Another condition of the permit was the deployment of nesting boxes for Carnaby’s Black-Cockatoos to replace natural hollows. All of the above seems to cast doubt on the role, or indeed the point of DWER. Is approval granted to MRWA only because the cited reason is road safety and that trumps all environmental concerns, even though the claims made by MRWA about Toodyay Road being so unsafe are somewhat flawed given they are based on old road casualty statistics?
As the guardian of our precious environment, DWER’s unsatisfactory review processes and approvals need to be scrutinised thoroughly and protested where necessary. In the case of Toodyay Road, SASTR will continue doing that to the best of its ability.

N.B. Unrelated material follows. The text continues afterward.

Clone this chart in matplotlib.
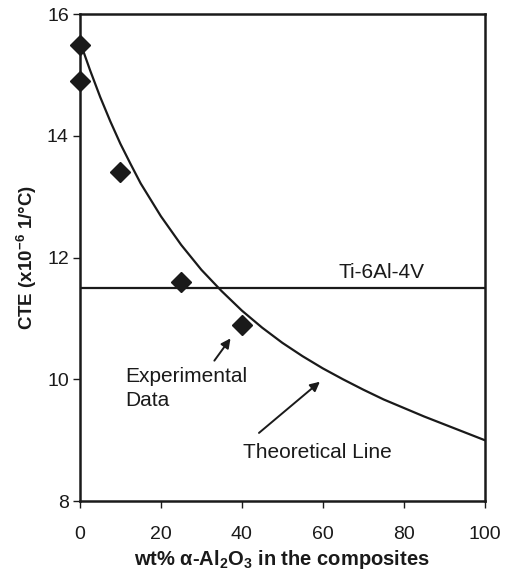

- Wide Roadside Flora Drives Brochure
- Department of Water and Environmental Regulation
- DWER response to MRWA clearing application
- Clearing Permits
- Remnant Bushland (Wheatbelt Natural Resource Management)
- Land clearing in Australia: How does your state (or territory) compare?
- Warnings famous wildflowers could disappear from Wheatbelt verges from over clearing
- Farmer fined $30,000 for illegal clearing
- Waleed Aly’s land clearing statement fact-checked
Addendum: Assessment of MRWA Toodyay rd Project against clearing principles
- Native vegetation should not be cleared if it contains a high degree of biological diversity. Proposed clearing is at variance to this principle
- Native vegetation should not be cleared if it comprises the whole or part of , or if it is necessary for the maintenance of a significant habitat for fauna indigenous to Western Australia. Proposed clearing is at variance to this principle
- Native vegetation should not be cleared if it includes or is necessary for the continuation of rare flora. Proposed clearing is not at variance to this principle. ( This is because flora is identified as priority flora not drf )
- Native vegetation should not be cleared if it comprises the whole or part of or is necessary for the maintenance of a threatened ecological community . Proposed clearing may be at variance to this principle
- Native vegetation should not be cleared if it is significant as remnant of native vegetation in an area that has been extensively cleared. Proposed clearing is at variance to this principle.
- Native vegetation should not be cleared if it is growing in or in association with an environment associated with a watercourse or wetland. Proposed clearing is at variance to this principle.
- Native vegetation should not be cleared if the clearing of the vegetation is likely to cause appreciable land degradation. Proposed clearing is at variance to this principle.
- Native vegetation should not be cleared if the clearing of the vegetation is likely to have an impact on the environmental values of any adjacent or nearby conservation area. Proposed clearing may be at variance to this principle.
- Native vegetation should not be cleared if the clearing of the vegetation is likely to cause deterioration to the quality or surface and underground water. Proposed clearing is not likely to be at variance to this principle.
- Native vegetation should not be cleared if the clearing of the vegetation is likely to cause or exacerbate the incidence and intensity of flooding. Proposed clearing is not likely to be at variance to this principle.